Cooperazione & Relazioni internazionali

Pietro Bartolo: «La mia vita su e giù per l’Italia a parlare di migranti»

Un intenso incontro del medico di Lampedusa protagonista di “Fuocoammare” con gli studenti di tre scuole di Piacenza, organizzato dal CSV Svep. «Per 25 anni sono stato immerso in silenzio nella sofferenza. Dopo il film dedico i fine settimana a raccontarla a tutti»

di Carla Chiappini

«È vero, ho salvato tante vite, a volte già chiuse nei sacchi dove si depongono i morti. Tanti bambini; alcuni li ho anche fatti nascere e allora in quei momenti mi sento bene, mi sento un uomo vero, una persona che dà senso alla propria vita. Certamente non un eroe».

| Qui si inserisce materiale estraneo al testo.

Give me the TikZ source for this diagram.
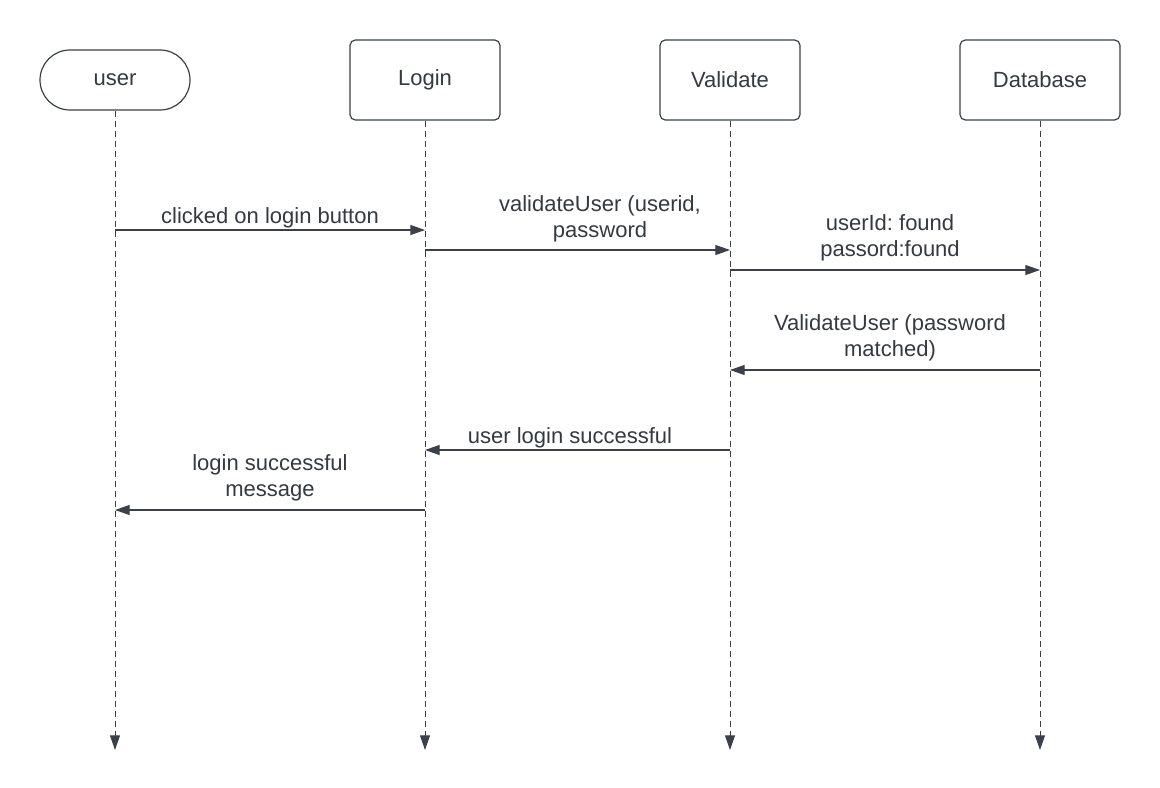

Pietro Bartolo, medico dell’isola di Lampedusa protagonista del docufilm “Fuocoammare” (Orso d’Oro al Festival di Berlino 2016) parla nella biblioteca del Collegio Alberoni di Piacenza. Attorno a lui venti ragazzi delle “redazioni” dei giornalini di tre scuole della città (i licei Colombini e Cassinari e Istituto Romagnosi), che lo intervistano a lungo. «Ogni volta che ti trovi a fare un’ispezione cadaverica, soprattutto su un bambino, – prosegue, – hai la sensazione che stia accadendo qualcosa di disumano, di vergognoso, che accade quasi tutti i giorni e di cui nessuno parla più. E ti senti molto male».

L’incontro, avvenuto pochi giorni fa e organizzato dal CSV di Piacenza SVEP, dall’associazione “La Ricerca Onlus” e dall’Opera Pia Alberoni, non è che uno dei tantissimi a cui il medico si presta per «parlare dei migranti, di queste persone che affrontano immani sofferenze per salvarsi dalle guerre o dalla fame». Si svolge in due parti: prima l’intervista con i ragazzi, poi un dibattito nel salone gremito davanti a un pubblico che lo ascolta ammutolito.

Sono con lui anche Lorenzo Bianchi, giornalista inviato di guerra per il Resto del Carlino, prigioniero – con alcuni colleghi italiani e non – di Saddam Hussein, e Benedetta Cappelli, giovane ostetrica piacentina impegnata con Medici Senza Frontiere in una missione di salvataggio nelle acque di Sicilia. Mentre il giornalista piacentino Giangiacomo Schiavi editorialista del Corriere della Sera, fa da moderatore.

Ma è Bartolo il mattatore della giornata. Le sue parole si scaldano quanto una ragazza gli rivolge la domanda su come media si comportano rispetto una vicenda tanto complessa come la migrazione. «I media, come anche i politici, – risponde Bartòlo, – a volte sembrano impegnati soprattutto a seminare odio e paura. Fanno terrorismo mediatico e per questo dovrebbero essere puniti. Ci sono due mestieri che io stimo più di tutti gli altri: quello degli insegnanti e quello dei giornalisti. I primi perché hanno tra le mani la formazione dei ragazzi e i secondi perché possono dar voce a chi non ce l’ha. Sono stato io stesso per 25 anni immerso nella sofferenza dei migranti in silenzio, senza che nessuno si desse la pena di raccontare alla gente cosa stava succedendo nella nostra isola. Poi due anni fa è arrivato a Lampedusa questo personaggio straordinario, Gianfranco Rosi, che voleva capire e mi faceva domande e poi ha fatto questo docufilm in cui ha raccontato al mondo la straordinaria storia della nostra isola e delle persone che arrivano da un mare dove, purtroppo, tanti di loro hanno trovato la morte».

Un film, “Fuocoammare” che cambiato inevitabilmente anche la vita di questo medico. «È stato un fatto molto importante che ha risvegliato l’attenzione e la sensibilità di tanta gente, – spiega infatti Bartòlo. – E da allora sono due anni che dedico i miei fine settimana a girare su e giù per l’Italia. Perché, vedete, morire di guerra è terribile ma morire di fame è ancora peggio; è un tormento che ti fa soffrire ogni giorno per tanti giorni per cui io non riesco ad accettare la distinzione tra rifugiati e migranti economici. Sono tutte persone disperate che tentano di salvare sé stesse e i loro bambini».